PROBLEM DETAILS >> Your task is to retype, word for word, the lines from the start of the data through the line holding "import seaborn as sns". Do not include the pictures.

-------- RAW DATA --------

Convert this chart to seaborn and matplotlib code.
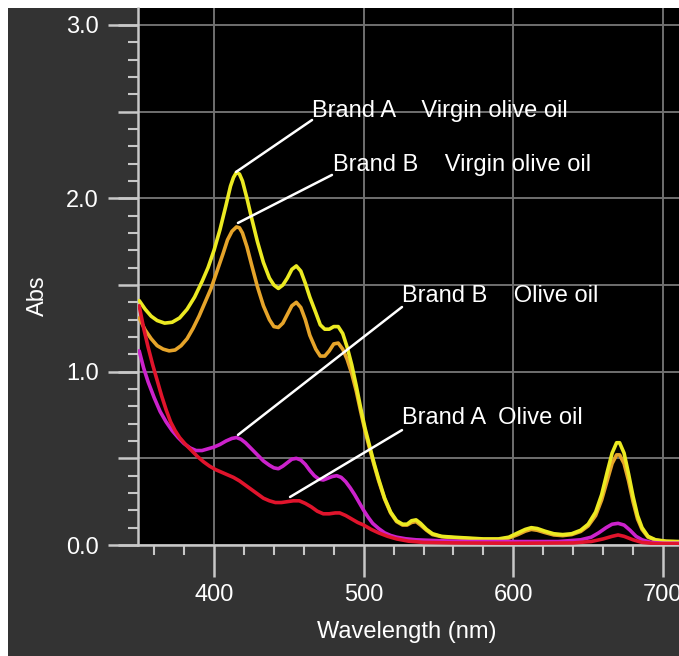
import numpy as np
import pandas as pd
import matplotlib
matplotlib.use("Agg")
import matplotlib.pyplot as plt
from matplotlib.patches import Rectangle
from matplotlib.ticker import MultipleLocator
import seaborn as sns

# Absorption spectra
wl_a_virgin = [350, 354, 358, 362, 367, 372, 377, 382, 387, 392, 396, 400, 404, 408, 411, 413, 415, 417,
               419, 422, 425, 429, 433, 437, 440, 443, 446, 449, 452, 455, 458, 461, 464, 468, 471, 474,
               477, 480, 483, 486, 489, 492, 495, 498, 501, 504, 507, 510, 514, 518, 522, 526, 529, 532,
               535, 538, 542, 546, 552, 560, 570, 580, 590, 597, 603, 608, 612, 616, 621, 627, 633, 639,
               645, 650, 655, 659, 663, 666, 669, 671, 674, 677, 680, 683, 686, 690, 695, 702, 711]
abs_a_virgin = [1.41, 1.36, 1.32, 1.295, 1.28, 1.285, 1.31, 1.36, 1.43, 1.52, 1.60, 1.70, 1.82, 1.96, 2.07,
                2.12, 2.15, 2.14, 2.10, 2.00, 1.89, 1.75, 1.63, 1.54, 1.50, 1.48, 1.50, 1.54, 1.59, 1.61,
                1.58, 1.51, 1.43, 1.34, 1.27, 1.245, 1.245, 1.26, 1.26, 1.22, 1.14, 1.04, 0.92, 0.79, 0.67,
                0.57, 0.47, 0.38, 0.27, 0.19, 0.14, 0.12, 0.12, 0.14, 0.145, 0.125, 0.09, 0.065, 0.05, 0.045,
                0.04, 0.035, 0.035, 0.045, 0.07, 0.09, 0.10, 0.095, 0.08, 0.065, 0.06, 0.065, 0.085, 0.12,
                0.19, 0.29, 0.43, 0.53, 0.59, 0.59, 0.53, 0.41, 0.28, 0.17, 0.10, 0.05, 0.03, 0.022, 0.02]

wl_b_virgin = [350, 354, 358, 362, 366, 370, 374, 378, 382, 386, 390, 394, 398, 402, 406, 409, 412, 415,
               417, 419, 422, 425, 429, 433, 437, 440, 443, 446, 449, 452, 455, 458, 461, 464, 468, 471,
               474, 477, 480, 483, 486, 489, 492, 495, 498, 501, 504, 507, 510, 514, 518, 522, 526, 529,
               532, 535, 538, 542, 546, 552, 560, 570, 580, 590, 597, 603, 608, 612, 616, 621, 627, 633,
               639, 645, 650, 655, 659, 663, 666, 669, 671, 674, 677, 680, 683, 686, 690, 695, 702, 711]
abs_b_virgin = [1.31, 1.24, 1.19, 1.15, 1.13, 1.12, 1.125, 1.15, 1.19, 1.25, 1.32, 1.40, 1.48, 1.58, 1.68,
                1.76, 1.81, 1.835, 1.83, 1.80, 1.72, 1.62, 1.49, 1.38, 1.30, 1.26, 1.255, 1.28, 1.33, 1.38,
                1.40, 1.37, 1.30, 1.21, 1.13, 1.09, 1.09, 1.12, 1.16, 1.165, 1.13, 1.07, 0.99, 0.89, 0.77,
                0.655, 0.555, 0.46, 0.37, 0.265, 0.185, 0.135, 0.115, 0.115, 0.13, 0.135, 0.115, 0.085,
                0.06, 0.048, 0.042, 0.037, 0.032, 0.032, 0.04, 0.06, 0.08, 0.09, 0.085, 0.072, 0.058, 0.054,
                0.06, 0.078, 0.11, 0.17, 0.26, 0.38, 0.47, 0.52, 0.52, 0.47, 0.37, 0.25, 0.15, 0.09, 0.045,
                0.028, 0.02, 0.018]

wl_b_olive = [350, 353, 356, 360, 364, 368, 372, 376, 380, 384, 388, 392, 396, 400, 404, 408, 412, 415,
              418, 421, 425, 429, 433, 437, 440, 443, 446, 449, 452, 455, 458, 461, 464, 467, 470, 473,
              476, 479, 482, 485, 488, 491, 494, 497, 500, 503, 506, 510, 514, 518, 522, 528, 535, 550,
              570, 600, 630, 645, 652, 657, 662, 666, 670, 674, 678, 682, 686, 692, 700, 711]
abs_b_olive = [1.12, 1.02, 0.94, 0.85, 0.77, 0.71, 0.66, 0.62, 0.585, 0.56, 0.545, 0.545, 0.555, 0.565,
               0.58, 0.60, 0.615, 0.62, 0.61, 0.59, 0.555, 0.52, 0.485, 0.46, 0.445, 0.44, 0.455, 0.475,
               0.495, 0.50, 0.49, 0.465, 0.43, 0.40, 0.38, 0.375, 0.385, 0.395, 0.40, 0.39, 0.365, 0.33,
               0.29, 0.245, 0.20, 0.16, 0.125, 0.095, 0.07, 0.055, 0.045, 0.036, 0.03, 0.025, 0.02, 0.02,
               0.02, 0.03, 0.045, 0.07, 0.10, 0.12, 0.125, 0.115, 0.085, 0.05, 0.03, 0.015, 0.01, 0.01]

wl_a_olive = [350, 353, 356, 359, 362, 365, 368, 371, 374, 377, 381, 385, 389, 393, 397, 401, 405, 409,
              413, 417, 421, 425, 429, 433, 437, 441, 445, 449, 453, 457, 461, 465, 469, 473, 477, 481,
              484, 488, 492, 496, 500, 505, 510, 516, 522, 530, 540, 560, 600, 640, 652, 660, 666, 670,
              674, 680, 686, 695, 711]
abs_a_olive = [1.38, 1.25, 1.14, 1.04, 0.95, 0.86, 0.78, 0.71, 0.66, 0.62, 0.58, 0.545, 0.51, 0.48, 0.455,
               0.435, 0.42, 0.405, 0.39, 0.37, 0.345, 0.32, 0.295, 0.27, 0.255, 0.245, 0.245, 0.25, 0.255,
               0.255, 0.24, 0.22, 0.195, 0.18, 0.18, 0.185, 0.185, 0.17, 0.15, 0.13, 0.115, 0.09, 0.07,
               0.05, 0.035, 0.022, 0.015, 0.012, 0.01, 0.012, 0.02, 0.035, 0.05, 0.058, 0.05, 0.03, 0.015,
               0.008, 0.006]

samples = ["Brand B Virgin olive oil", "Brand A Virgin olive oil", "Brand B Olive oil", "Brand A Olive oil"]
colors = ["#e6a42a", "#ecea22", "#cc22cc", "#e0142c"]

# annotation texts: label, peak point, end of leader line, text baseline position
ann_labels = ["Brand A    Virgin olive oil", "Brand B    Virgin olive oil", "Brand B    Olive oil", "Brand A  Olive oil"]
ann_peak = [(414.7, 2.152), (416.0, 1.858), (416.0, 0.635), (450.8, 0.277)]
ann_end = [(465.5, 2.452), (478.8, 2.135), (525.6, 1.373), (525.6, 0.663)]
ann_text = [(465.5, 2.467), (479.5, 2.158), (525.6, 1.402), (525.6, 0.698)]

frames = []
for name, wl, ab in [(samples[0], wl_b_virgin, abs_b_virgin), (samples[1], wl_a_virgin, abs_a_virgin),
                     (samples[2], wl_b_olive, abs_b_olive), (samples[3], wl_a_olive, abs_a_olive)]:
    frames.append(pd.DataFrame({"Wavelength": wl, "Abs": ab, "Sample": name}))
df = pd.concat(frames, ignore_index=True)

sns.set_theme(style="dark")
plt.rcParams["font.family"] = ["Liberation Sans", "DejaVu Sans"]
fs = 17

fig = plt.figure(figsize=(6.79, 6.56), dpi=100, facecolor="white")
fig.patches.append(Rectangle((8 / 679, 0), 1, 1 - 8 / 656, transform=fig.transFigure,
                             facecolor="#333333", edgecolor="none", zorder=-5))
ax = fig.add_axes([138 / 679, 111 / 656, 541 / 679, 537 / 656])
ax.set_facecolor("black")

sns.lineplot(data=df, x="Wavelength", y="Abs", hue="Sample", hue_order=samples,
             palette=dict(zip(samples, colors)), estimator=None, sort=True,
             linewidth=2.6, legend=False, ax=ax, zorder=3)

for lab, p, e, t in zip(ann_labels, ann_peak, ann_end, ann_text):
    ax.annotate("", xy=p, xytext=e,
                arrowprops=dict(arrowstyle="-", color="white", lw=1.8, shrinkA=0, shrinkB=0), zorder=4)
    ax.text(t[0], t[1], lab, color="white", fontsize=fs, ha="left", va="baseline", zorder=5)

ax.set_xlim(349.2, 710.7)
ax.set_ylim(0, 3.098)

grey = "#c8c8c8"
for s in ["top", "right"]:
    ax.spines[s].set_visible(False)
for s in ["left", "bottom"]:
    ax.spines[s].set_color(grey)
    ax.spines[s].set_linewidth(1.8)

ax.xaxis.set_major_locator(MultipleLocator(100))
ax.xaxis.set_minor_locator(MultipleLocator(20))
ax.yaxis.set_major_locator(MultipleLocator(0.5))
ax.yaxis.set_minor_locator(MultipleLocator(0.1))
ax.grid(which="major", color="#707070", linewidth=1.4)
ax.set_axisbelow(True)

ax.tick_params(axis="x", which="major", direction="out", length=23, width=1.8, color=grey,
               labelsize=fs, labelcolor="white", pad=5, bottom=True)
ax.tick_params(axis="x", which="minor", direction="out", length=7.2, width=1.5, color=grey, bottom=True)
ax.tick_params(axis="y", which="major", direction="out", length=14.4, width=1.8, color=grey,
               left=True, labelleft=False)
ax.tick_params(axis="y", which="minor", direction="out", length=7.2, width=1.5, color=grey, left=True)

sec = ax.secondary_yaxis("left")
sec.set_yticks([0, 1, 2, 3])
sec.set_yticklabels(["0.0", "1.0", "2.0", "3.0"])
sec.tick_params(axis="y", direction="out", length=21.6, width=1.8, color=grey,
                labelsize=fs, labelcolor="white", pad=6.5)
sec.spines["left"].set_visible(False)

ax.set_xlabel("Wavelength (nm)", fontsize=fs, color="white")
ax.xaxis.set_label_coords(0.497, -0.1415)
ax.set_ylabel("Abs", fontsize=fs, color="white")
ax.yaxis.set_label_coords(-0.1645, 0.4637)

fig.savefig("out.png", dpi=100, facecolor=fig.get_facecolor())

--------

SOLUTION >>
Convert this chart to seaborn and matplotlib code.
import numpy as np
import pandas as pd
import matplotlib
matplotlib.use("Agg")
import matplotlib.pyplot as plt
from matplotlib.patches import Rectangle
from matplotlib.ticker import MultipleLocator
import seaborn as sns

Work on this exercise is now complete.